Recent news reports indicate that a private Michigan state fair (now called “Great Lakes State Fair”) will operate from Aug. 31 to Sept. 3 in the city of Novi. The official, government-supported state fair that had been located in Detroit closed in 2009 for lack of taxpayer subsidies.
Mackinac Center analysts first called for privatization of the government-run state fair and the sale of its Detroit land in 2003. The recommendation included eliminating government subsidies not just for the Detroit fair but also for the one held in Escanaba in the Upper Peninsula.
The Detroit location required an annual average annual taxpayer subsidy of some $2 million from 1970 to 1995. Dramatic improvements were made to the fairground in the 1990s and the fair even managed to squeeze out a profit of $28,000 in 2002, a rare year in which no operating subsidy was required.
(Editor's note: Documents provided to the author by the Michigan Department of Agriculture after posting this blog indicate that 2002 was not the last year the fair produced a surplus. After losing more than $700,000 in 2003 the fair did “collect more than it spent,” however, $352,000-plus of fair revenue came from selling off a portion of its land. It then saw expenditures exceed revenues from 2005 through 2008. Click here for details.)
In that 2003 report, we estimated that a sale of the 200-acre fairgrounds in Detroit could have generated some $57 million at the time. The online news agency Mlive.com has reported that just the land without the 20 buildings on the site was worth about $13 million according to a 2007 appraisal. This year the state transferred ownership of the site to a government “land bank” authority, which has issued a request for proposals for the sale or development of the land.

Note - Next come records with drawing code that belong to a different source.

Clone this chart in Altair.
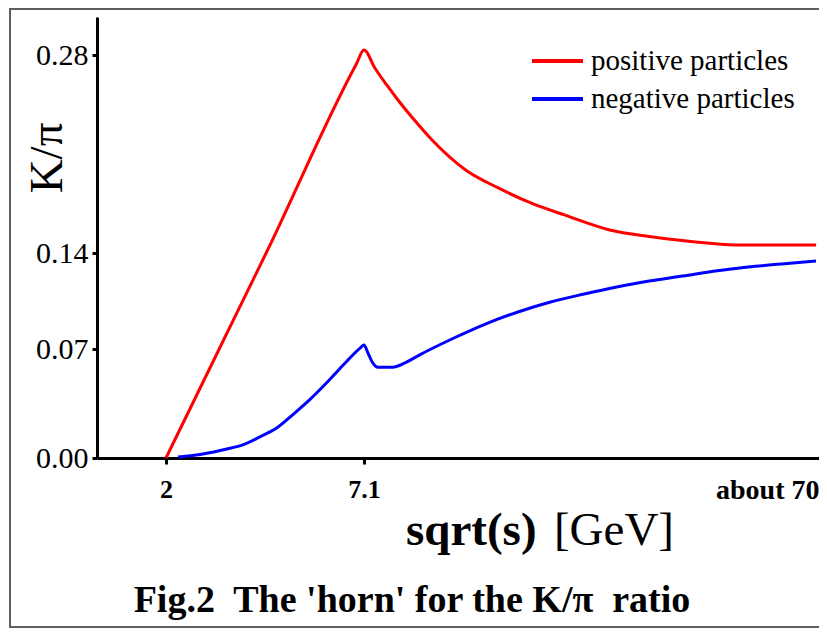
import altair as alt
import pandas as pd

# ---- data ----
series_names = ["positive particles", "negative particles"]
series_colors = ["#ff0000", "#0000ff"]

pos_x = [2.0, 3.37, 4.58, 6.9, 7.1, 8.60, 10.24, 12.01, 14.06, 16.51, 21.15, 25.66,
         30.16, 34.80, 41.07, 46.53, 51.17, 52.94, 58.40, 69.6]
pos_y = [0.0, 0.07, 0.14, 0.2735, 0.2835, 0.2708, 0.2588, 0.2468, 0.2340, 0.2199, 0.1987,
         0.1860, 0.1754, 0.1669, 0.1563, 0.1517, 0.1488, 0.1478, 0.1457, 0.1457]

neg_x = [2.31, 2.95, 3.57, 3.98, 4.42, 4.86, 5.27, 5.71, 6.15, 6.56, 7.0, 7.1,
         7.65, 8.33, 9.01, 11.06, 12.97, 14.74, 19.24, 23.88, 28.38, 32.89,
         37.53, 42.03, 46.53, 51.17, 55.67, 60.18, 64.81, 69.59]
neg_y = [0.0006, 0.0026, 0.0058, 0.0084, 0.0136, 0.0194, 0.0279, 0.0376, 0.0486,
         0.0596, 0.0707, 0.0729, 0.0674, 0.0609, 0.0583, 0.0583, 0.0616, 0.0661,
         0.0773, 0.0882, 0.0970, 0.1043, 0.1101, 0.1152, 0.1196, 0.1232, 0.1269,
         0.1298, 0.1320, 0.1342]

x_ticks = [2, 7.1, 70]
y_ticks = [0.0, 0.07, 0.14, 0.28]

x_title_bold = "sqrt(s)"
x_title_unit = "[GeV]"
y_title = "K/π"
caption = "Fig.2\u00a0 The 'horn' for the K/π\u00a0 ratio"

FONT = "Liberation Serif"

df = pd.concat([
    pd.DataFrame({"x": pos_x, "y": pos_y, "series": series_names[0]}),
    pd.DataFrame({"x": neg_x, "y": neg_y, "series": series_names[1]}),
], ignore_index=True)

W, H = 722, 441

x_scale = alt.Scale(domain=[0.223, 2, 7.1, 70], range=[0, 69, 267, W], nice=False, zero=False)
y_scale = alt.Scale(domain=[0, 0.07, 0.14, 0.28, 0.307], range=[H, 332, 236, 38, 0], nice=False, zero=False)

is70 = "datum.value == 70"

x_axis = alt.Axis(
    values=x_ticks,
    labelExpr="datum.value == 70 ? 'about 70' : format(datum.value, '~g')",
    labelFont=FONT, labelFontSize={"condition": {"test": is70, "value": 28}, "value": 26},
    labelFontWeight="bold", labelColor="black",
    labelAlign={"condition": {"test": is70, "value": "right"}, "value": "center"},
    tickColor={"condition": {"test": is70, "value": "transparent"}, "value": "black"},
    tickWidth=3, tickSize=6, domainColor="black", domainWidth=3,
    labelPadding=12, grid=False, title=None, labelFlush=False,
    labelOverlap=False, labelBound=False,
)
y_axis = alt.Axis(
    values=y_ticks, format=".2f",
    labelFont=FONT, labelFontSize=30, labelColor="black",
    tickColor="black", tickWidth=3, tickSize=5, domainColor="black", domainWidth=3,
    labelPadding=4, grid=False, title=None,
)

lines = alt.Chart(df).mark_line(strokeWidth=3, clip=False, interpolate="monotone").encode(
    x=alt.X("x:Q", scale=x_scale, axis=x_axis),
    y=alt.Y("y:Q", scale=y_scale, axis=y_axis),
    color=alt.Color(
        "series:N",
        scale=alt.Scale(domain=series_names, range=series_colors),
        legend=alt.Legend(
            orient="none", legendX=433, legendY=29, title=None,
            symbolType="stroke", symbolSize=2601, symbolStrokeWidth=4,
            labelFont=FONT, labelFontSize=29, labelColor="black", labelLimit=0,
            labelOffset=6, clipHeight=30, rowPadding=8, padding=0,
            symbolOffset=0,
        ),
    ),
    order=alt.Order("x:Q"),
)

one = alt.Data(values=[{"a": 1}])

frame = alt.Chart(one).mark_rect(fill=None, stroke="#5f5f5f", strokeWidth=2).encode(
    x=alt.value(-87), x2=alt.value(740), y=alt.value(-8), y2=alt.value(610)
)

t_sqrt = alt.Chart(one).mark_text(
    text=x_title_bold, font=FONT, fontSize=47, fontWeight="bold", align="left",
    baseline="alphabetic", color="black"
).encode(x=alt.value(309), y=alt.value(528))

t_unit = alt.Chart(one).mark_text(
    text=x_title_unit, font=FONT, fontSize=47, fontWeight="normal", align="right",
    baseline="alphabetic", color="black"
).encode(x=alt.value(577), y=alt.value(528))

t_y = alt.Chart(one).mark_text(
    text=y_title, font=FONT, fontSize=47, align="center", baseline="alphabetic",
    angle=270, color="black"
).encode(x=alt.value(-35), y=alt.value(141))

t_cap = alt.Chart(one).mark_text(
    text=caption, font=FONT, fontSize=38, fontWeight="bold", align="center",
    baseline="alphabetic", color="black"
).encode(x=alt.value(315), y=alt.value(595))

chart = alt.layer(frame, lines, t_sqrt, t_unit, t_y, t_cap).properties(
    width=W, height=H,
    autosize=alt.AutoSizeParams(type="none"),
    padding={"left": 89, "top": 9, "right": 0, "bottom": 170},
    background="white",
).configure_view(stroke=None)

chart.save("out.html", embed_options={"renderer": "svg", "actions": False})
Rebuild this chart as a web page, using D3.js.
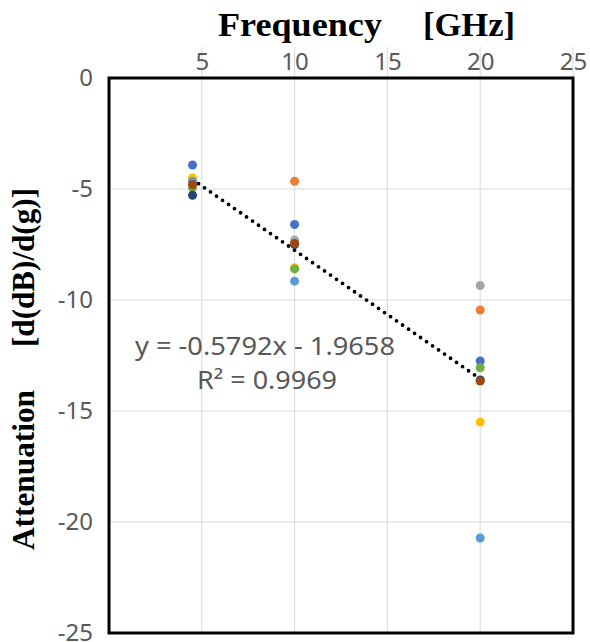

The Upper Peninsula state fair was transferred to a local authority in 2010 and is still operational. In the past it also received state taxpayer assistance. The 2003 Mackinac Center report indicated that in 2001 it drew a $177,900 state subsidy.
(Editor's note: Subsequent to posting this blog the MDA produced a revenue and expenditure report for the Upper Peninsula state fair that showed operating losses from 1999 through 2009 exceeding $1.7 million. Click here for details.)
As the privately operated Novi fair and many county fairs demonstrate, getting state government out of the fair business has not resulted in a “dearth of fair fun” — just as we predicted in 2003.